The guard nodded his head as if this was the right answer.
Did you get your breakfast?
Sure did.
Feel like you’re ready for a day’s work do you?
I reckon.
Well we have a truck over here for you to ride in if that’s all right with you.
Thisn here?
Yeah. You dont care do you?
Harrogate grinned. Shoot, he said. I reckon that’s what all I’m here for. I’ll do just whatever.
Well we’re mighty pleased about that. We like for everbody to be happy.
Shoot, said Harrogate over his shoulder as he slouched toward the waiting truck. I aint hard to get along with.
As he reached the rear of the truck and put up one hand to help himself the guard fetched him a kick from behind that lifted him through the door and dropped him among the boots and shoes of the other prisoners.
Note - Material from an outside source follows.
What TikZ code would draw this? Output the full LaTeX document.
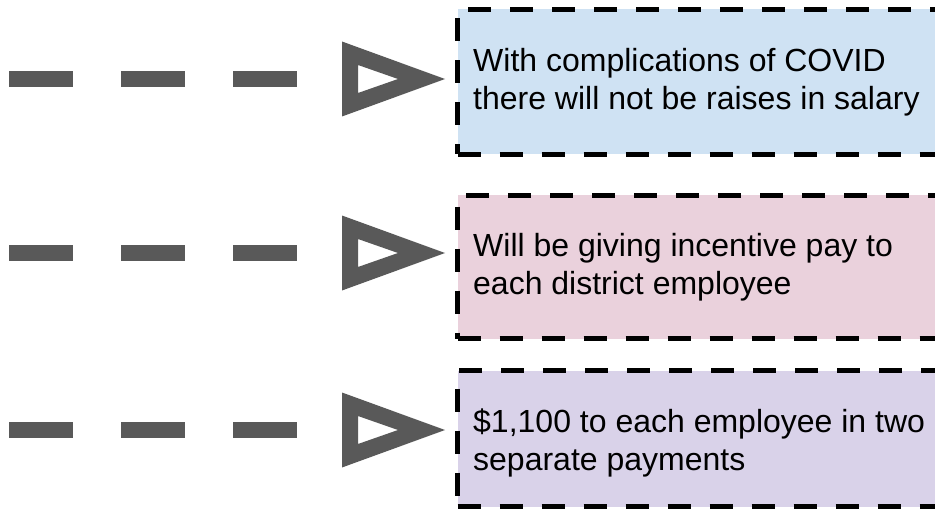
\documentclass[tikz,border=0pt]{standalone}
\usepackage{fontspec}
\setmainfont{Liberation Sans}
\usetikzlibrary{calc}
\definecolor{boxblue}{HTML}{CFE2F3}
\definecolor{boxpink}{HTML}{EAD1DC}
\definecolor{boxlilac}{HTML}{D9D2E9}
\definecolor{arrowgray}{HTML}{595959}
\begin{document}
\begin{tikzpicture}[x=1pt,y=-1pt,
  conn/.style={draw=arrowgray, line width=16pt, dash pattern=on 64pt off 48pt},
  tiphead/.style={fill=arrowgray, even odd rule},
  boxframe/.style={draw=black, line width=5pt, dash pattern=on 23pt off 19pt,
    minimum width=490pt, anchor=north west, inner sep=0pt},
  txt/.style={anchor=base west, inner sep=0pt, font=\fontsize{32pt}{38pt}\selectfont}]
\useasboundingbox (0,0) rectangle (935,516);

% boxes
\node[boxframe, fill=boxblue, minimum height=145pt] (b1) at (455,7) {};
\node[boxframe, fill=boxpink, minimum height=143pt] (b2) at (455,193) {};
\node[boxframe, fill=boxlilac, minimum height=136pt] (b3) at (455,368) {};

% texts
\node[txt] (x1a) at (473,72) {With complications of COVID};
\node[txt] (x1b) at (473,110) {there will not be raises in salary};
\node[txt] (x2a) at (473,256) {Will be giving incentive pay to};
\node[txt] (x2b) at (473,294) {each district employee};
\node[txt] (x3a) at (473,432) {\$1,100 to each employee in two};
\node[txt] (x3b) at (473,470) {separate payments};

% connectors
\foreach \i/\y in {1/79,2/253,3/430}{
  \coordinate (s\i) at (9,\y);
  \coordinate (t\i) at ($(b\i.west |- s\i)+(-10,0)$);
  \draw[conn] (s\i) -- ($(t\i)+(-103,0)$);
  \fill[tiphead] (t\i) -- ++(-103,-37.5) -- ++(0,75) -- cycle
    ($(t\i)+(-47,0)$) -- ++(-40,-14) -- ++(0,28) -- cycle;
}
\end{tikzpicture}
\end{document}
They looked down at him with crazed grins and someone jerked him forward by the collar in time to keep the door from slamming on his foot. A redheaded man leaned down and said: Get in here, idjit. You make that son of a bitch mad this early of the mornin and I’ll kick your ass myself.
I didnt know which truck I was supposed to go to.
Well no truck was the wrong one. Set over here. This son of a bitch drives like a drunk indian goin after more whiskey.
The truck coughed up gouts of white smoke and they lurched off into the fog down the hill and down the winding workhouse road to the highway where the taillights of the other trucks went by twos like eyes before them in the cool October dawn. The prisoners sat in rows facing each other, jiggling and rolling, some trying to sleep. Harrogate crouched on the bench with his hands beneath his thin legs and watched the floor. There was no conversation. The truck gained speed and the tires sang on the black road.